Retenons que la formation consiste en une fixation. L’apprentissage de la géographie permet de fixer l’imagination, en brider les distractions pour qu’elle ne rêve pas. La fixer ainsi, c’est la soumettre à des règles, donc au travail de l’entendement. On ne chasse pas l’imagination de la science : on la tient, on l’immobilise. Autrement dit, le rôle de l’entendement vigilant est d’inhiber le rêve, mais c’est seulement dans l’expérience esthétique, qui renvoie à un autre champ de l’existence humaine, à moins de donner une réponse spécifique à la question générale « qui est l’homme ? », que l’entendement va se laisser aller aux rêveries de l’imagination. Notre unité proprement humaine s’éprouve dans la libre expérience esthétique, qui est un état de rêverie éveillée. Notre humanité se définit à travers un état de dissipation intellectuelle. Non seulement Kant a déjà montré que la raison rêve en projetant des foyers idéaux en dehors de toute expérience possible (focus imaginarius), mais il a surtout voulu permettre l’utilisation de ces foyers fictifs comme règles pour l’action et la connaissance. Si elles ne présentent pas l’étant qu’on peut rencontrer dans l’expérience (elles ne sont pas ostensives), les Idées peuvent néanmoins jouer un rôle régulateur, en restant soumises à la faculté des règles. On va alors pouvoir s’en servir comme de points de repères qu’on aura préalablement fixés au titre de fins indéfinies dans une auto-projection de la Raison à l’infini.
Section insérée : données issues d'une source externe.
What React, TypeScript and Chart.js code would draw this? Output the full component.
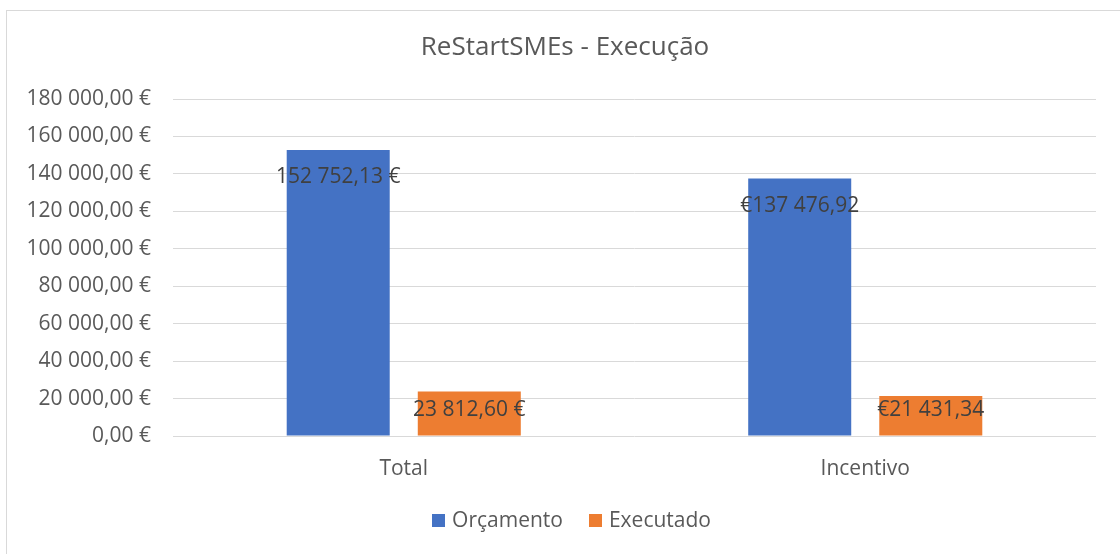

Les idées de totalités, Moi, Dieu et Monde, qui constituent respectivement la psychologie, la théologie et la cosmologie rationnelles (soit les trois métaphysiques spéciales dont l’impossibilité comme disciplines théoriques n’implique pas celle de la métaphysique générale en tant qu’Analytique des facultés de connaître) déploient l’horizon transcendantal indépassable à partir duquel le retour aux phénomènes devient nécessaire . Mais cette nécessité entraîne du même coup la transgression possible de ces limitations théoriques (que puis-je connaître sinon la nature comme ensemble des phénomènes ?) avec les réponses pratiques à apporter aux deux questions psychologiques et théologiques : « que dois-je faire ? » et « que m’est-il permis d’espérer ? ». Seule la grandeur du ciel étoilé (l’absolument grand) peut souffrir de la comparaison avec cette loi morale (l’absolu) qui se découvre à l’intérieur du moi. Autrement dit, à défaut de constituer des objets connaissables, ces règles sont au principe de l’orientation dans la pensée, ce qui signifie également : au principe de l’engagement pratique puisqu’elles attestent du besoin de liberté qui seul est en mesure de définir l’être propre de la personne raisonnable.